Understanding your Prescription
The four main vision focusing disorders of the eye are:
- myopia (nearsightedness)
- astigmatism (ovalness of the eye)
- hyperopia (farsightedness) and
- presbyopia (inability to change the focus from far to near)
The units used to represent the amount of correction needed in order to normalize vision for distance are called ‘diopters’. The more nearsighted or farsighted you are, the higher your prescription is in diopters.
Your prescription is usually written in three numbers. The following example represents a typical prescription:
OD -4.25 -1.75 X 180
OS -5.50 -1.25 X 175
+2.25 Add OU
Here is the way to decipher your prescription:
OD stands for the right eye and is the abbreviation for the Latin Ocular Dexter. OS is for the left eye. It is derived from the Latin Ocular Sinister. The 1st number (-4.25 and -5.50 in this example) is the degree of spherical nearsightedness or farsightedness.
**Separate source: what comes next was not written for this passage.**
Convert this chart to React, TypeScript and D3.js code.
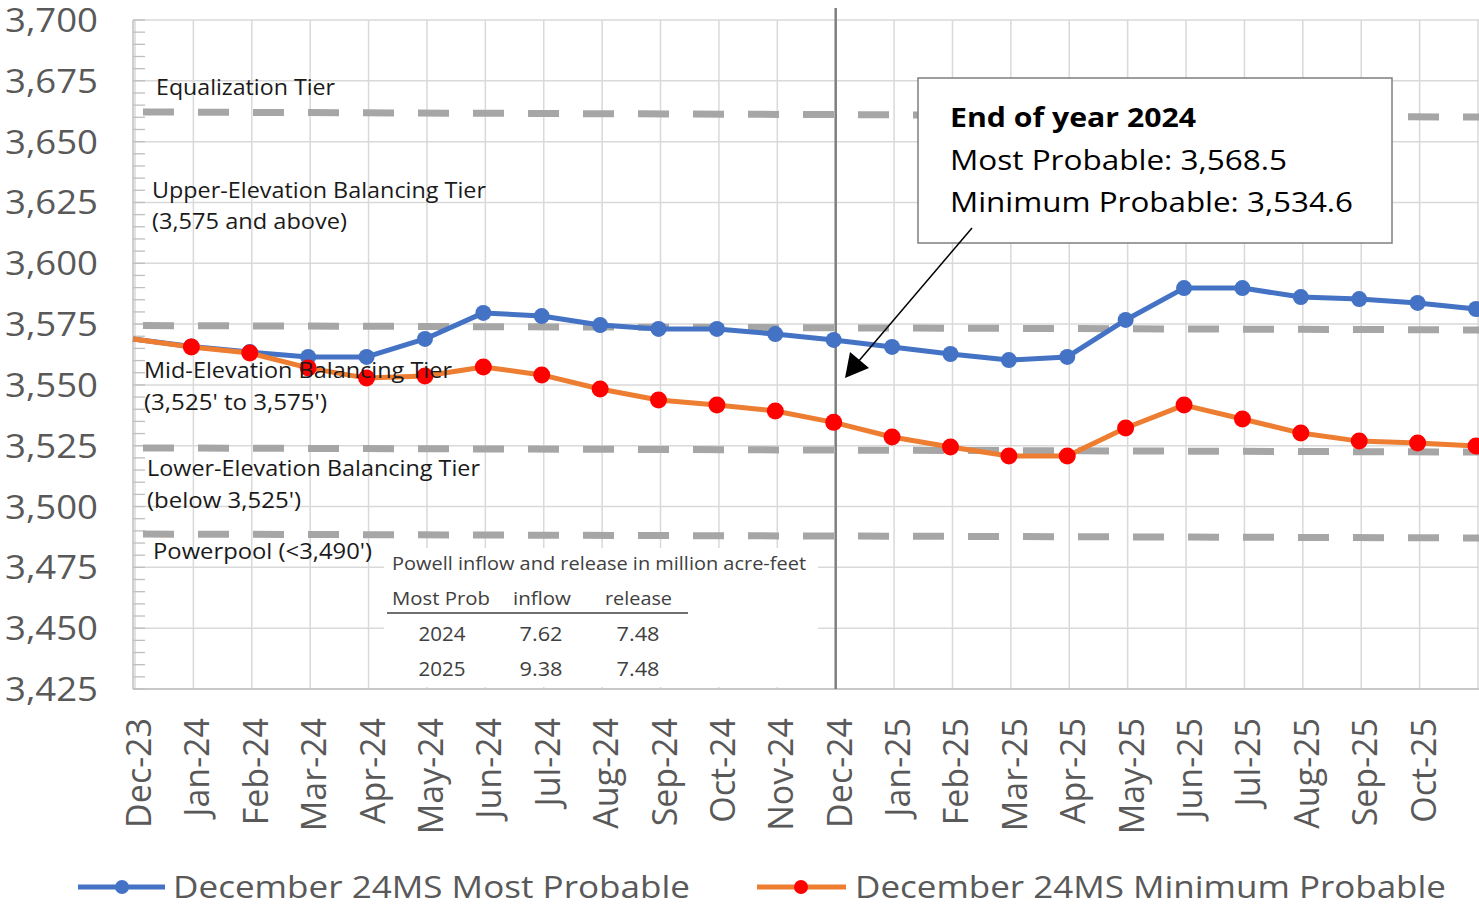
import React from "react";
import * as d3 from "d3";

const categories = ["Dec-23","Jan-24","Feb-24","Mar-24","Apr-24","May-24","Jun-24","Jul-24","Aug-24","Sep-24","Oct-24","Nov-24","Dec-24","Jan-25","Feb-25","Mar-25","Apr-25","May-25","Jun-25","Jul-25","Aug-25","Sep-25","Oct-25","Nov-25"];
const labelCategories = categories.slice(0, 23);
const mostProbable = [3568.9,3565.8,3563.5,3561.5,3561.5,3568.9,3579.6,3578.3,3574.6,3573.0,3573.0,3570.9,3568.5,3565.6,3562.7,3560.2,3561.5,3576.7,3589.8,3589.8,3586.1,3585.3,3583.7,3581.2];
const minProbable = [3568.9,3565.6,3563.1,3557.0,3552.8,3553.7,3557.4,3554.1,3548.3,3543.8,3541.7,3539.3,3534.6,3528.6,3524.5,3520.8,3520.8,3532.3,3541.7,3536.0,3530.2,3526.9,3526.1,3524.9];
const yTicks = [3425,3450,3475,3500,3525,3550,3575,3600,3625,3650,3675,3700];
const tierNames = ["Equalization","Upper","Lower","Powerpool"];
const tierStart = [3662.2, 3574.4, 3524.1, 3488.7];
const tierEnd = [3660.1, 3572.6, 3522.4, 3487.1];
const tableTitle = "Powell inflow and release in million acre-feet";
const tableHeader = ["Most Prob", "inflow", "release"];
const tableYears = ["2024", "2025"];
const tableInflow = ["7.62", "9.38"];
const tableRelease = ["7.48", "7.48"];
const seriesNames = ["December 24MS Most Probable", "December 24MS Minimum Probable"];

const FONT = "'Open Sans', 'Noto Sans', sans-serif";

function T(props: any) {
  const { x, y, size, len, anchor, weight, fill, children, transform, baseline } = props;
  return (
    <text x={x} y={y} fontSize={size} fontFamily={FONT} textAnchor={anchor || "start"}
      fontWeight={weight || "normal"} fill={fill || "#000"} transform={transform}
      dominantBaseline={baseline}
      textLength={len} lengthAdjust={len ? "spacingAndGlyphs" : undefined}>{children}</text>
  );
}

export default function App() {
  const W = 1479, H = 906;
  const left = 133, top = 20, bottom = 689, right = 1479;
  const x = d3.scalePoint<string>().domain(categories).range([left, 1476]);
  const y = d3.scaleLinear().domain([3425, 3700]).range([bottom, top]);
  const minorTicks = d3.range(3425, 3700.1, 5);
  const line = d3.line<number>().x((_, i) => x(categories[i])!).y((v) => y(v));
  const dec24 = x("Dec-24")! + 2;
  const blue = "#4472c4", orange = "#ed7d31", red = "#ff0000";

  const tierLabels = [
    { t: "Equalization Tier", x: 156, y: 95, len: 179 },
    { t: "Upper-Elevation Balancing Tier", x: 152, y: 198, len: 334 },
    { t: "(3,575 and above)", x: 152, y: 229, len: 195 },
    { t: "Mid-Elevation Balancing Tier", x: 144, y: 378, len: 308 },
    { t: "(3,525' to 3,575')", x: 144, y: 410, len: 183 },
    { t: "Lower-Elevation Balancing Tier", x: 147, y: 476, len: 333 },
    { t: "(below 3,525')", x: 147, y: 508, len: 154 },
    { t: "Powerpool (<3,490')", x: 153, y: 559, len: 219 },
  ];

  return (
    <svg width={W} height={H} style={{ position: "absolute", left: 0, top: 0, background: "#fff" }}>
      <rect x={0} y={0} width={W} height={H} fill="#fff" />
      {yTicks.map((t) => (
        <line key={"h" + t} x1={left} x2={right} y1={y(t)} y2={y(t)} stroke="#d9d9d9" strokeWidth={1.5} />
      ))}
      {categories.map((c) => (
        <line key={"v" + c} x1={x(c)! + 2} x2={x(c)! + 2} y1={top} y2={bottom} stroke="#d9d9d9" strokeWidth={1.5} />
      ))}
      {minorTicks.map((t) => (
        <line key={"m" + t} x1={left} x2={left + 12} y1={y(t)} y2={y(t)} stroke="#bfbfbf" strokeWidth={1.3} />
      ))}
      <line x1={left} x2={left} y1={top} y2={bottom} stroke="#bfbfbf" strokeWidth={1.5} />
      <line x1={left} x2={right} y1={bottom} y2={bottom} stroke="#bfbfbf" strokeWidth={1.5} />
      <rect x={384} y={548} width={434} height={139} fill="#fff" />
      {tierNames.map((n, i) => (
        <line key={n} x1={143} x2={right} y1={y(tierStart[i])} y2={y(tierEnd[i])}
          stroke="#a6a6a6" strokeWidth={7} strokeDasharray="31 24" />
      ))}
      <line x1={dec24} x2={dec24} y1={8} y2={bottom} stroke="#7f7f7f" strokeWidth={2.5} />
      <path d={line(mostProbable) || ""} fill="none" stroke={blue} strokeWidth={5} strokeLinejoin="round" />
      {mostProbable.map((v, i) => i === 0 ? null : (
        <circle key={"b" + i} cx={x(categories[i])!} cy={y(v)} r={8} fill={blue} />
      ))}
      <path d={line(minProbable) || ""} fill="none" stroke={orange} strokeWidth={5} strokeLinejoin="round" />
      {minProbable.map((v, i) => i === 0 ? null : (
        <circle key={"r" + i} cx={x(categories[i])!} cy={y(v)} r={8.5} fill={red} />
      ))}
      {tierLabels.map((l) => (
        <T key={l.t} x={l.x} y={l.y} size={21} len={l.len} fill="#1a1a1a">{l.t}</T>
      ))}
      <T x={392} y={570} size={18} len={414} fill="#404040">{tableTitle}</T>
      <T x={392} y={605} size={18} len={98} fill="#404040">{tableHeader[0]}</T>
      <T x={513} y={605} size={18} len={58} fill="#404040">{tableHeader[1]}</T>
      <T x={605} y={605} size={18} len={67} fill="#404040">{tableHeader[2]}</T>
      <line x1={387} x2={688} y1={613} y2={613} stroke="#404040" strokeWidth={1.5} />
      {tableYears.map((yr, i) => (
        <g key={yr}>
          <T x={442} y={641 + i * 35} size={20} len={47} anchor="middle" fill="#404040">{yr}</T>
          <T x={541} y={641 + i * 35} size={20} len={43} anchor="middle" fill="#404040">{tableInflow[i]}</T>
          <T x={638} y={641 + i * 35} size={20} len={43} anchor="middle" fill="#404040">{tableRelease[i]}</T>
        </g>
      ))}
      <rect x={918} y={78} width={474} height={165} fill="#fff" stroke="#7f7f7f" strokeWidth={1.5} />
      <T x={950} y={127} size={26} weight="bold" len={246} fill="#000">End of year 2024</T>
      <T x={950} y={170} size={27} len={337} fill="#000">Most Probable: 3,568.5</T>
      <T x={950} y={212} size={27} len={403} fill="#000">Minimum Probable: 3,534.6</T>
      <line x1={972} y1={228} x2={852} y2={369} stroke="#000" strokeWidth={1.5} />
      <path d="M845,378 L850,352 L869,368 Z" fill="#000" />
      {yTicks.map((t) => (
        <T key={"yl" + t} x={98} y={y(t) + 12} size={33} anchor="end" len={93} fill="#595959">{d3.format(",")(t)}</T>
      ))}
      {labelCategories.map((c) => {
        const px = x(c)! + 18, py = 718;
        return (
          <T key={"xl" + c} x={px} y={py} size={34} anchor="end" fill="#595959"
            transform={`rotate(-90 ${px} ${py})`}>{c}</T>
        );
      })}
      <line x1={78} x2={165} y1={887} y2={887} stroke={blue} strokeWidth={5} />
      <circle cx={122} cy={887} r={7} fill={blue} />
      <T x={173} y={898} size={31} len={517} fill="#595959">{seriesNames[0]}</T>
      <line x1={757} x2={846} y1={887} y2={887} stroke={orange} strokeWidth={5} />
      <circle cx={801} cy={887} r={7} fill={red} />
      <T x={855} y={898} size={31} len={591} fill="#595959">{seriesNames[1]}</T>
    </svg>
  );
}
The sign identifies whether you are nearsighted (- sign) or farsighted (+ sign).
- The second number (-1.75 and -1.25) is the degree of astigmatism. The number can be written either with a + sign or a – sign.
- The last and 3rd number (180 and 175) is the axis or the direction of your astigmatism. An axis of 180 degrees, for example, means the astigmatism is horizontal.
- Therefore, this prescription means that the patient is moderately nearsighted, with a moderate degree of astigmatism in a horizontal direction.
- The “add” at the bottom of the prescription is for the reading part of a bifocal glass. It is not unusual for anyone under the age of 40 to need this.